[Figure scripts]
-=-=-

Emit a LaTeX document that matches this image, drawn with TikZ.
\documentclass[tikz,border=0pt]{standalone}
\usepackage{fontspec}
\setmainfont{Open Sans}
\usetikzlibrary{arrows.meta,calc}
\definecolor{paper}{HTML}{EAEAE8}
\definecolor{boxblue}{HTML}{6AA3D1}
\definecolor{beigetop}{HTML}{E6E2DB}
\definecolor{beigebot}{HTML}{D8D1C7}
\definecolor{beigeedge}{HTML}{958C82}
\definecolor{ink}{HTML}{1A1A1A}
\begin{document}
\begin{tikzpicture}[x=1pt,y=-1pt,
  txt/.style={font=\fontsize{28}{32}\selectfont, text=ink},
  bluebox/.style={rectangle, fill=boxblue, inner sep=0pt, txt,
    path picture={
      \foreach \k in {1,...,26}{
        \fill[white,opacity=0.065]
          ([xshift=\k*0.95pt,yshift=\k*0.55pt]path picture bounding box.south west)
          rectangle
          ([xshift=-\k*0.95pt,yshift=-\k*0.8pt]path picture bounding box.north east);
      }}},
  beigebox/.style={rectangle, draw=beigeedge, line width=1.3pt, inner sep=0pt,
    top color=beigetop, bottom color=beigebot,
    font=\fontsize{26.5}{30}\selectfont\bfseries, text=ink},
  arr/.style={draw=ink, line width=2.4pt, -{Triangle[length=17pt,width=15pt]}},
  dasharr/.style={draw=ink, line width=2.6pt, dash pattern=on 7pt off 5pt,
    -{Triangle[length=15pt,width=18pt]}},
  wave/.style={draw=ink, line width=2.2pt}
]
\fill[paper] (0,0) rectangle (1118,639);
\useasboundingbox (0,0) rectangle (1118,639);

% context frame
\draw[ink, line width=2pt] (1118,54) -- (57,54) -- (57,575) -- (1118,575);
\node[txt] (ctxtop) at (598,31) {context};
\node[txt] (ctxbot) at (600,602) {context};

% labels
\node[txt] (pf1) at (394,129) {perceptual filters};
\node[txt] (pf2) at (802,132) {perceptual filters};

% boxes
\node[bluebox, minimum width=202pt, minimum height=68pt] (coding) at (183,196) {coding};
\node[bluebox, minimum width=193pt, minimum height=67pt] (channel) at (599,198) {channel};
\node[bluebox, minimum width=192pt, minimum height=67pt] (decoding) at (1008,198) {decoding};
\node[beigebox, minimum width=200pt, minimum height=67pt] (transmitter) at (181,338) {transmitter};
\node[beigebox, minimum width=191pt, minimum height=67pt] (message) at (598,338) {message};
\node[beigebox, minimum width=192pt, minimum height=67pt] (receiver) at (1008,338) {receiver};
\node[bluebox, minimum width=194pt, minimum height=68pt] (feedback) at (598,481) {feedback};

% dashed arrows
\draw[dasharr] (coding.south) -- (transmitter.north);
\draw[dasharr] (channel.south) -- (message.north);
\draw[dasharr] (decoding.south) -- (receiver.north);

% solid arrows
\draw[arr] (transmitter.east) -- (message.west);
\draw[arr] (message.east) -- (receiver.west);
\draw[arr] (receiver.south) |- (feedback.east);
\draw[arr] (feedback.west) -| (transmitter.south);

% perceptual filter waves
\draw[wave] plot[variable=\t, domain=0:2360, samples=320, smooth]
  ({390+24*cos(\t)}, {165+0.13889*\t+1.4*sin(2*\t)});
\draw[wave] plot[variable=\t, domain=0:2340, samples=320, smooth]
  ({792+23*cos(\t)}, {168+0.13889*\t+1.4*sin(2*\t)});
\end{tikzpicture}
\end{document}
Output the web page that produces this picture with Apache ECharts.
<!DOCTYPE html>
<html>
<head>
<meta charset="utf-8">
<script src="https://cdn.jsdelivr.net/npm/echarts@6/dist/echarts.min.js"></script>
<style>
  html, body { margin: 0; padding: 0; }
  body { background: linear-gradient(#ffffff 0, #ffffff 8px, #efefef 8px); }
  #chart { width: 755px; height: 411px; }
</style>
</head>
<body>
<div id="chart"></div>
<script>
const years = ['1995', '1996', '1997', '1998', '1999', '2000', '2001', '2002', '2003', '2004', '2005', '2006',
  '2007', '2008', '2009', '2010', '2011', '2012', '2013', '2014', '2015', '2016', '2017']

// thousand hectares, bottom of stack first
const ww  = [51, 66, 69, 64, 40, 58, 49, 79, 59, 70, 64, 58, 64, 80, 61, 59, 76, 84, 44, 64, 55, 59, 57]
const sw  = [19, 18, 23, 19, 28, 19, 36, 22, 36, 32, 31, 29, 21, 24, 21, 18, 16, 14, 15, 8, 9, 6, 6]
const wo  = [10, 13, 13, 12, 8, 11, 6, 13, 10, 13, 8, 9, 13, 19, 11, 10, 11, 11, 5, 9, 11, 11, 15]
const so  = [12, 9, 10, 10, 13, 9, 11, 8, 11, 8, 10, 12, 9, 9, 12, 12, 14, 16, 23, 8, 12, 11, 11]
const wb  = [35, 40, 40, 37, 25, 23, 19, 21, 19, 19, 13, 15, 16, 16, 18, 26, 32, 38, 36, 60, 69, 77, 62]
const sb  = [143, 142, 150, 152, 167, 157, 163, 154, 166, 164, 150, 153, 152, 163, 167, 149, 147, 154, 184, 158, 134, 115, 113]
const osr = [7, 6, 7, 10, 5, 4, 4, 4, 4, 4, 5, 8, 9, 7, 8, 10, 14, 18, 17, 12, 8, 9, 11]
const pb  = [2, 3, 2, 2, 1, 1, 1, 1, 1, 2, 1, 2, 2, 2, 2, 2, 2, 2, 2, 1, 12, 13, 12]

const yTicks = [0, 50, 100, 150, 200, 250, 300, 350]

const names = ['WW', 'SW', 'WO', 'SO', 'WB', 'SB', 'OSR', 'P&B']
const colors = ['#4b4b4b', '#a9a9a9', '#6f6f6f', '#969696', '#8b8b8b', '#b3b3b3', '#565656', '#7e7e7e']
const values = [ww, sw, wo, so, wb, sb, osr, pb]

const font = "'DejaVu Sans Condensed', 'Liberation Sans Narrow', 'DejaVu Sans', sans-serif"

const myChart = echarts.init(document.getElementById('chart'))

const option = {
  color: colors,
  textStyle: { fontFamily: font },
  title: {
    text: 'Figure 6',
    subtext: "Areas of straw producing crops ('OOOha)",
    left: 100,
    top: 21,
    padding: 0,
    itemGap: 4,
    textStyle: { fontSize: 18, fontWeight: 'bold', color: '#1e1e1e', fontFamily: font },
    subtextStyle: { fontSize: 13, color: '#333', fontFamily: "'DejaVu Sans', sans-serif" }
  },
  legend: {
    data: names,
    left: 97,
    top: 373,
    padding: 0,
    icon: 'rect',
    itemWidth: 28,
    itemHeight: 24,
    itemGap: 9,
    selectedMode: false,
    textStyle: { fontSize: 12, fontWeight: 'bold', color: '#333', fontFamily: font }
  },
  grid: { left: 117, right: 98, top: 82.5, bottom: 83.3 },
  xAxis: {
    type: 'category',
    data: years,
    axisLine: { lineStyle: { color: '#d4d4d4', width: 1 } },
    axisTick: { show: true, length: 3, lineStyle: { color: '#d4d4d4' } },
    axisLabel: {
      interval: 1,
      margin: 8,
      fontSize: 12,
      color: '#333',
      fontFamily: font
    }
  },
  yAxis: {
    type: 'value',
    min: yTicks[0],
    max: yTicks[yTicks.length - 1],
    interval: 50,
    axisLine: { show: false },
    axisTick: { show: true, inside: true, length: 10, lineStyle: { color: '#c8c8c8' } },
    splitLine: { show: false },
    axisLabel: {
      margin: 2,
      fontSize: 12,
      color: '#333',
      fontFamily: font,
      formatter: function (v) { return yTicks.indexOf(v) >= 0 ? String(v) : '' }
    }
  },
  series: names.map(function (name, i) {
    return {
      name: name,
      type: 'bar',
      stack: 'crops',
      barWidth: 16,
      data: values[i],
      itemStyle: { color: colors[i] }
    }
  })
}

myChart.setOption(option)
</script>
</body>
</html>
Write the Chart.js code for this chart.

-=-=-

- THE EXERCISE -
Print exactly the lines from the beginning of the entries through the line with "(pf2) at (802,132)". Output nothing more.

- SOLUTION TO THIS TASK -
Emit a LaTeX document that matches this image, drawn with TikZ.
\documentclass[tikz,border=0pt]{standalone}
\usepackage{fontspec}
\setmainfont{Open Sans}
\usetikzlibrary{arrows.meta,calc}
\definecolor{paper}{HTML}{EAEAE8}
\definecolor{boxblue}{HTML}{6AA3D1}
\definecolor{beigetop}{HTML}{E6E2DB}
\definecolor{beigebot}{HTML}{D8D1C7}
\definecolor{beigeedge}{HTML}{958C82}
\definecolor{ink}{HTML}{1A1A1A}
\begin{document}
\begin{tikzpicture}[x=1pt,y=-1pt,
  txt/.style={font=\fontsize{28}{32}\selectfont, text=ink},
  bluebox/.style={rectangle, fill=boxblue, inner sep=0pt, txt,
    path picture={
      \foreach \k in {1,...,26}{
        \fill[white,opacity=0.065]
          ([xshift=\k*0.95pt,yshift=\k*0.55pt]path picture bounding box.south west)
          rectangle
          ([xshift=-\k*0.95pt,yshift=-\k*0.8pt]path picture bounding box.north east);
      }}},
  beigebox/.style={rectangle, draw=beigeedge, line width=1.3pt, inner sep=0pt,
    top color=beigetop, bottom color=beigebot,
    font=\fontsize{26.5}{30}\selectfont\bfseries, text=ink},
  arr/.style={draw=ink, line width=2.4pt, -{Triangle[length=17pt,width=15pt]}},
  dasharr/.style={draw=ink, line width=2.6pt, dash pattern=on 7pt off 5pt,
    -{Triangle[length=15pt,width=18pt]}},
  wave/.style={draw=ink, line width=2.2pt}
]
\fill[paper] (0,0) rectangle (1118,639);
\useasboundingbox (0,0) rectangle (1118,639);

% context frame
\draw[ink, line width=2pt] (1118,54) -- (57,54) -- (57,575) -- (1118,575);
\node[txt] (ctxtop) at (598,31) {context};
\node[txt] (ctxbot) at (600,602) {context};

% labels
\node[txt] (pf1) at (394,129) {perceptual filters};
\node[txt] (pf2) at (802,132) {perceptual filters};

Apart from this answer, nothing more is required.